_EXTRACTED MATERIAL_.
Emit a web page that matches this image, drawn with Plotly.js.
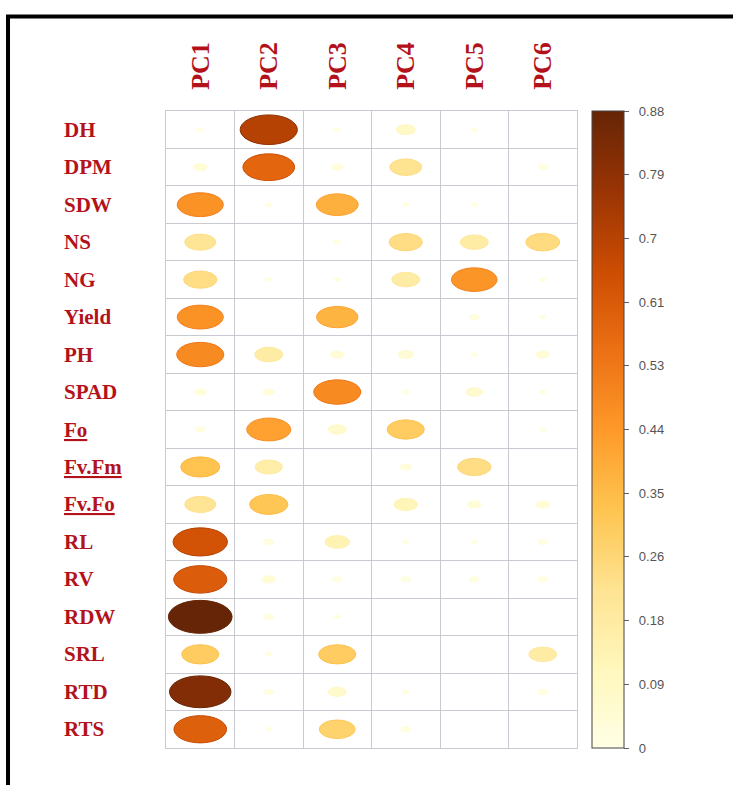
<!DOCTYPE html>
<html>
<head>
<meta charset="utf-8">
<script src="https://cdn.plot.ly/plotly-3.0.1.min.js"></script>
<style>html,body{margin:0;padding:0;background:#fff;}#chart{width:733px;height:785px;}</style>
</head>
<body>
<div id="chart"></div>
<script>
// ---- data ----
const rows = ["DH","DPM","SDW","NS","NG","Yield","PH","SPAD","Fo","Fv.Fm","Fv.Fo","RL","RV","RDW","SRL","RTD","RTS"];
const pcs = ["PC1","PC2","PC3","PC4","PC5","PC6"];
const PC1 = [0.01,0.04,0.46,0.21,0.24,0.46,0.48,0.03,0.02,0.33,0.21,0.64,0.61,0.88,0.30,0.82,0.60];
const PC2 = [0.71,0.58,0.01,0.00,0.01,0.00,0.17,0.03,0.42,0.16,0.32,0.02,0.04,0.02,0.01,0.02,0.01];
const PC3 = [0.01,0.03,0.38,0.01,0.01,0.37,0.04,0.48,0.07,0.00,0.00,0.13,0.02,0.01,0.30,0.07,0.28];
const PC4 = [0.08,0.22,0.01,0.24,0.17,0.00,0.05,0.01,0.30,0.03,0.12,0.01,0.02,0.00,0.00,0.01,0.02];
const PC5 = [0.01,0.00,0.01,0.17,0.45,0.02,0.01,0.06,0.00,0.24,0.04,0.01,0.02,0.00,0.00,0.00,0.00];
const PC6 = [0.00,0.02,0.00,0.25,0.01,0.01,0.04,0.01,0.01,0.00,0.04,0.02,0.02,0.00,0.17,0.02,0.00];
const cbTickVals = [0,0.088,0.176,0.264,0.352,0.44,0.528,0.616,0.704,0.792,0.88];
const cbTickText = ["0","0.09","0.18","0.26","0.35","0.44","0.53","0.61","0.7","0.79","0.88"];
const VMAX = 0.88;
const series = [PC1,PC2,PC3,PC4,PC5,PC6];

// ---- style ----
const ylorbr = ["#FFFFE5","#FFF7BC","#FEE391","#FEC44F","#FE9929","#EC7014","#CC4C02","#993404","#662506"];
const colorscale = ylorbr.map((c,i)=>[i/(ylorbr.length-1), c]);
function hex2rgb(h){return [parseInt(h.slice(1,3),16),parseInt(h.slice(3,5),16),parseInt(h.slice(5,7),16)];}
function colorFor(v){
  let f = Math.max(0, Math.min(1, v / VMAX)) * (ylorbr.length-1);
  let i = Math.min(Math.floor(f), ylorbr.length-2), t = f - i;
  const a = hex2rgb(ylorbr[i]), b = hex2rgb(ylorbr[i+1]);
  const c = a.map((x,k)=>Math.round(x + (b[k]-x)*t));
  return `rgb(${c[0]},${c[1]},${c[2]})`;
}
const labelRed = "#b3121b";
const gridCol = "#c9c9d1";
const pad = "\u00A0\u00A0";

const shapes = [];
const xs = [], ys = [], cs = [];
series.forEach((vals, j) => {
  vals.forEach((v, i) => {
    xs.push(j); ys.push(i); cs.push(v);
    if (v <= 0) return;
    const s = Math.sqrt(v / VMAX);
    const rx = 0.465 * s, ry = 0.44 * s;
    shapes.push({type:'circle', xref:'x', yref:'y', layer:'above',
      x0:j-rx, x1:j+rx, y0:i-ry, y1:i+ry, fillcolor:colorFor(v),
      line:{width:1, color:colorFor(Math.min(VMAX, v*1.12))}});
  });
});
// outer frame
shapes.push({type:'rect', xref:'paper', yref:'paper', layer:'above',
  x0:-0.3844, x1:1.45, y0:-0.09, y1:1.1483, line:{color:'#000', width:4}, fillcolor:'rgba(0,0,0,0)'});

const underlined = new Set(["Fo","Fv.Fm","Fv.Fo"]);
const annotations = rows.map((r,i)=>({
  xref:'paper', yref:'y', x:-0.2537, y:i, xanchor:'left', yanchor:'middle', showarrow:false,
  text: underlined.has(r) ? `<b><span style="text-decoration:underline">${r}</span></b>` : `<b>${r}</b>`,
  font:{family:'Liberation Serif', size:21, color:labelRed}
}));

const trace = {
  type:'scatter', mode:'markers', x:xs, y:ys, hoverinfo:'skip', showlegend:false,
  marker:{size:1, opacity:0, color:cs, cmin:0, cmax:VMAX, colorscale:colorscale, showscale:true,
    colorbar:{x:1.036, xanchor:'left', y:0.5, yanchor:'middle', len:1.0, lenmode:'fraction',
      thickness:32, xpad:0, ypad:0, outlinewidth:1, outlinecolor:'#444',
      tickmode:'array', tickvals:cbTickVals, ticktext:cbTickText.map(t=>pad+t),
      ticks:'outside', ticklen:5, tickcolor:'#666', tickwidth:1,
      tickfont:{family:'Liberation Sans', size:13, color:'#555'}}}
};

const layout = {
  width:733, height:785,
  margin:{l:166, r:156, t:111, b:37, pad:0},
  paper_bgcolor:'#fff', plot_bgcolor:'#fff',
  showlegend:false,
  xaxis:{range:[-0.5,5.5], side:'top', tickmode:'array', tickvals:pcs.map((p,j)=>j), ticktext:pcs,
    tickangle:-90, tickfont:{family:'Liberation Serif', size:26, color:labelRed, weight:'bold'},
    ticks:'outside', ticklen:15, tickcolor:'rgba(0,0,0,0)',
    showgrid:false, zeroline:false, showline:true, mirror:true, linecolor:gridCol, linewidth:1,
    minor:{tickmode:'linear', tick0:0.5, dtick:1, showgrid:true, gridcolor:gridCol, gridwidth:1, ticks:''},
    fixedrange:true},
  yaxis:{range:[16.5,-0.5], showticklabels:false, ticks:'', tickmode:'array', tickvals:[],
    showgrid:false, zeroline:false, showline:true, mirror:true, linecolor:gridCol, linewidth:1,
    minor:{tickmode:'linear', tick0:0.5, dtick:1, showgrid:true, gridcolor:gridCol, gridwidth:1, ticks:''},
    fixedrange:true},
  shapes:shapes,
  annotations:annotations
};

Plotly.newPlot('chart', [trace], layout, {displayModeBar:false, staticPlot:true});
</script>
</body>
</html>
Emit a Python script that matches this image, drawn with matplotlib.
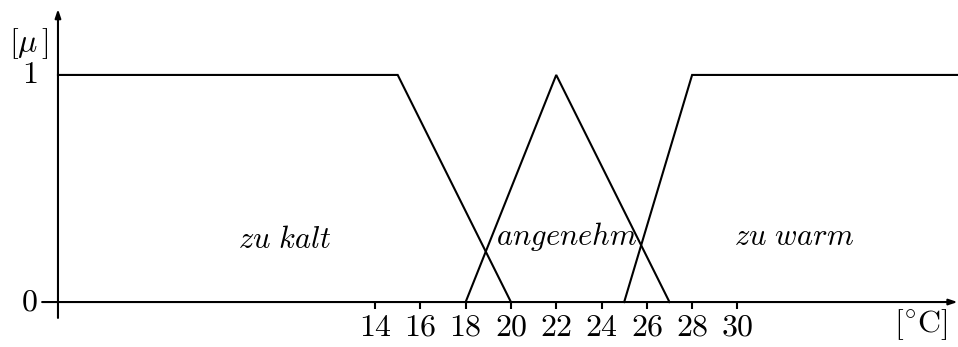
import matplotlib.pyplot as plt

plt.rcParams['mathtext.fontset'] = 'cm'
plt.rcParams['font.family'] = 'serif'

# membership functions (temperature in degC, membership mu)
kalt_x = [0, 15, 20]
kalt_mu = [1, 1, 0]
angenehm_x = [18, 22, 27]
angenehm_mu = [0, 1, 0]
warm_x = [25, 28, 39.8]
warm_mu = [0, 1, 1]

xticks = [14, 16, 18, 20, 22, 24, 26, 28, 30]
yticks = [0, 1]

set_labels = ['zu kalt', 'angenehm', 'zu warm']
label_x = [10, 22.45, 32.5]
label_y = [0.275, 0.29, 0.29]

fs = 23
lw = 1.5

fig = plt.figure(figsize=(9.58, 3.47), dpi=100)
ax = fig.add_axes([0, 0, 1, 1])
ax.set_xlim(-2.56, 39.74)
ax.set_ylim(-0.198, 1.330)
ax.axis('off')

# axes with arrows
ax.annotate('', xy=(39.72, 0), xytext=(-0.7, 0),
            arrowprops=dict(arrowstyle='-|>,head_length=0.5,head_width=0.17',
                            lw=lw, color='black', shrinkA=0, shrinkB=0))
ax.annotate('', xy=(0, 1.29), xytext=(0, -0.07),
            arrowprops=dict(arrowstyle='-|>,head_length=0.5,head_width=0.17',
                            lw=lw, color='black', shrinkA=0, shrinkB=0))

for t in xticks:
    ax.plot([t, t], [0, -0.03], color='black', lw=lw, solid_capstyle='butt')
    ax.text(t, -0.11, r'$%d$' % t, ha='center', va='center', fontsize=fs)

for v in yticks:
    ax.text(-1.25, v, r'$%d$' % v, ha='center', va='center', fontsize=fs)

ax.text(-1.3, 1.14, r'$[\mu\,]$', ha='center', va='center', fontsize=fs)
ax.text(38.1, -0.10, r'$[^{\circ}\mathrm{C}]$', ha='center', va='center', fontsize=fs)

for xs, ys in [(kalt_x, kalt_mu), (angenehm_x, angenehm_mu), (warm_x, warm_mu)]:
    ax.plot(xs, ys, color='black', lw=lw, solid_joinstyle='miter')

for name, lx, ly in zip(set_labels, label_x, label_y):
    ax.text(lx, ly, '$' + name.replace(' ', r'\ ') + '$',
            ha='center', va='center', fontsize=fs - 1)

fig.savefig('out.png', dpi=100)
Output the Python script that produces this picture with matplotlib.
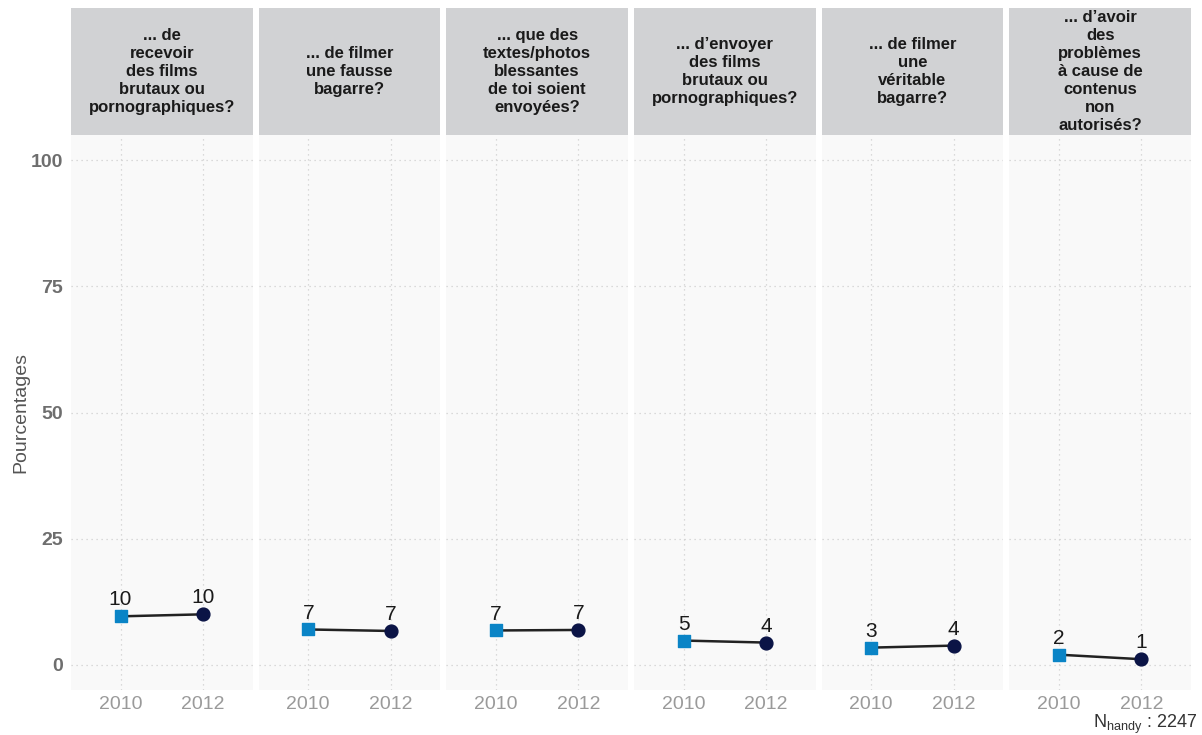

_THE EXERCISE_. From the records above, copy exactly the stretch from the line holding "Emit a Python" through the line holding "ax.plot(xs, ys, color='black', lw=lw, solid_joinstyle='miter')", both ends included, without the pictures.

_SOLUTION FOR THIS PROBLEM_.
Emit a Python script that matches this image, drawn with matplotlib.
import matplotlib.pyplot as plt

plt.rcParams['mathtext.fontset'] = 'cm'
plt.rcParams['font.family'] = 'serif'

# membership functions (temperature in degC, membership mu)
kalt_x = [0, 15, 20]
kalt_mu = [1, 1, 0]
angenehm_x = [18, 22, 27]
angenehm_mu = [0, 1, 0]
warm_x = [25, 28, 39.8]
warm_mu = [0, 1, 1]

xticks = [14, 16, 18, 20, 22, 24, 26, 28, 30]
yticks = [0, 1]

set_labels = ['zu kalt', 'angenehm', 'zu warm']
label_x = [10, 22.45, 32.5]
label_y = [0.275, 0.29, 0.29]

fs = 23
lw = 1.5

fig = plt.figure(figsize=(9.58, 3.47), dpi=100)
ax = fig.add_axes([0, 0, 1, 1])
ax.set_xlim(-2.56, 39.74)
ax.set_ylim(-0.198, 1.330)
ax.axis('off')

# axes with arrows
ax.annotate('', xy=(39.72, 0), xytext=(-0.7, 0),
            arrowprops=dict(arrowstyle='-|>,head_length=0.5,head_width=0.17',
                            lw=lw, color='black', shrinkA=0, shrinkB=0))
ax.annotate('', xy=(0, 1.29), xytext=(0, -0.07),
            arrowprops=dict(arrowstyle='-|>,head_length=0.5,head_width=0.17',
                            lw=lw, color='black', shrinkA=0, shrinkB=0))

for t in xticks:
    ax.plot([t, t], [0, -0.03], color='black', lw=lw, solid_capstyle='butt')
    ax.text(t, -0.11, r'$%d$' % t, ha='center', va='center', fontsize=fs)

for v in yticks:
    ax.text(-1.25, v, r'$%d$' % v, ha='center', va='center', fontsize=fs)

ax.text(-1.3, 1.14, r'$[\mu\,]$', ha='center', va='center', fontsize=fs)
ax.text(38.1, -0.10, r'$[^{\circ}\mathrm{C}]$', ha='center', va='center', fontsize=fs)

for xs, ys in [(kalt_x, kalt_mu), (angenehm_x, angenehm_mu), (warm_x, warm_mu)]:
    ax.plot(xs, ys, color='black', lw=lw, solid_joinstyle='miter')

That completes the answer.